If you live in Andalusia, perhaps you would like to make a pilgrimage in this authentic way.
In the Autonomous Community of Andalusia we can identify several roads to Santiago that run through it, although practically all of them connect at some point with the main Andalusian road to Compostela, the Vía de la Plata. Although this route is the Andalusian route par excellence and recognised in the statistics of the Pilgrim’s Office in Santiago de Compostela. We can list some others, such as the Mozarabic Way, the Via Augusta from Cadiz to Seville and the Southern Way, etc. Let’s take a look at each of them, are you coming?
The Silver Route
The Silver Route is perhaps the best known of the routes that run through and from Andalusia. In fact, it is the only one that comes closest to Santiago de Compostela before dying out on another Jacobean route, namely, the French Wayor the Sanabrés Way. Its name has nothing to do with the precious metal, but rather with the derives from the phonetic evolution of the Muslim word “al-Balath“ which means “pavement” or “cobblestone road”: in fact, this route is called “road” because in some sections it runs along the magnificent paved Roman road of the 1st century B.C. that linked Emerita Augusta (Merida) and Asturica Augusta (Astorga).
A route with a strong historical justification (in fact, it was one of the first to be born), and travelled by 9,201 pilgrims in 2019, 2.65% of the total and in moderate annual increase.
In Andalusia this route runs through the province of Seville, being its capital, Seville, the official start of it.
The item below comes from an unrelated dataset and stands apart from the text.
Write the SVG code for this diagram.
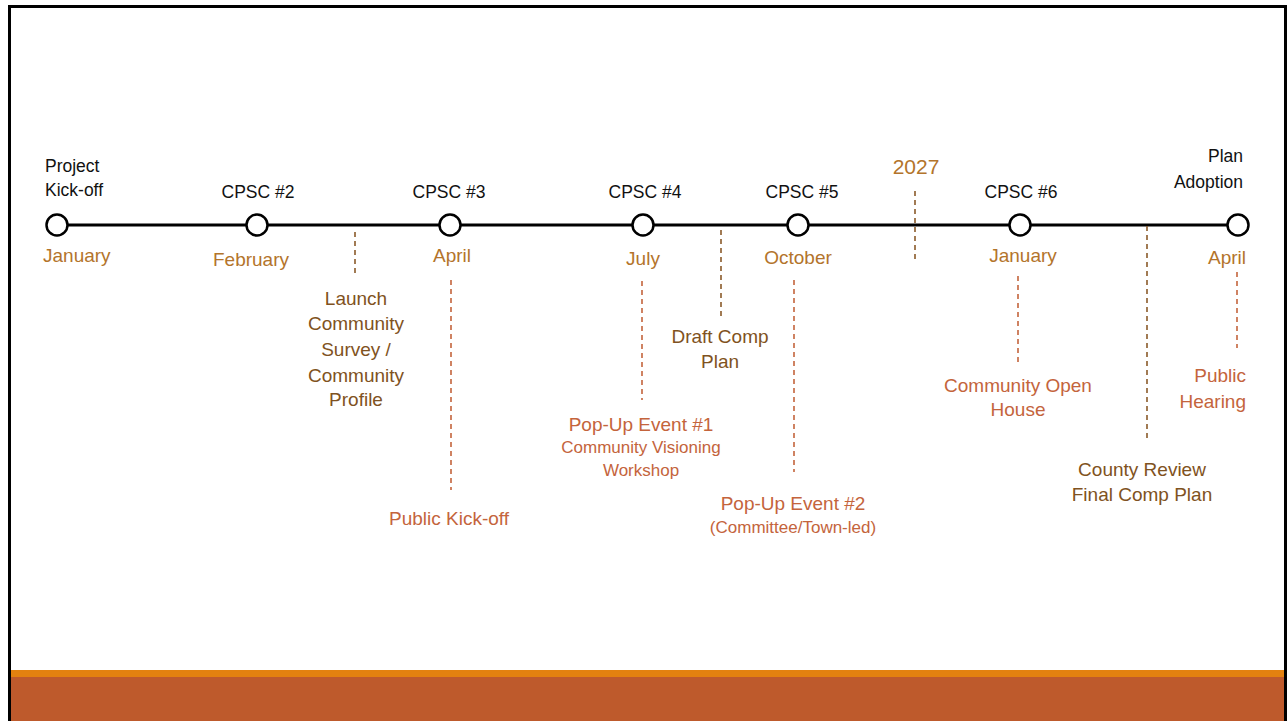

It passes through Camas, Santiponce, Guillena, Castilblanco de los Arroyos, El Berrocal, Almadén de la Plata and El Real de la Jara, being signposted with yellow arrows, although depending on the Autonomous Community the signposting may be more complete, as in the case of Galicia.
About 956 km separate Seville from Santiago de Compostela. Andalusia is very rich in natural, cultural and historical heritage. The landscape is painted with vineyards, olive groves, and ancient pastures, where we can find pigs and cattle (watch out for the bulls!). In the province of Seville we will not find a great difficulty in the terrain, although there is some ascent, being suitable for pilgrims on foot and by bicycle. It is a route with little traffic and in some places with few services, and there is a very important recommendation to take into account: choose well when to do it, because in the central summer months the heat can be suffocating and very dangerous. This can be applied to any route that runs through Andalusia.
A division of stages could be:
Seville – Guillena (21 km)
Guillena – Castilblanco de los Arroyos (18 km)
Castilblanco de los Arroyos – Almadén de la Plata (28 km)
Almadén de la Plata – El Real de la Jara (13 km)
The Vía de la Plata would reach this point in Andalusia, where it would pass to the province of Badajoz, in Extremadura, through which the Way would continue to Santiago de Compostela.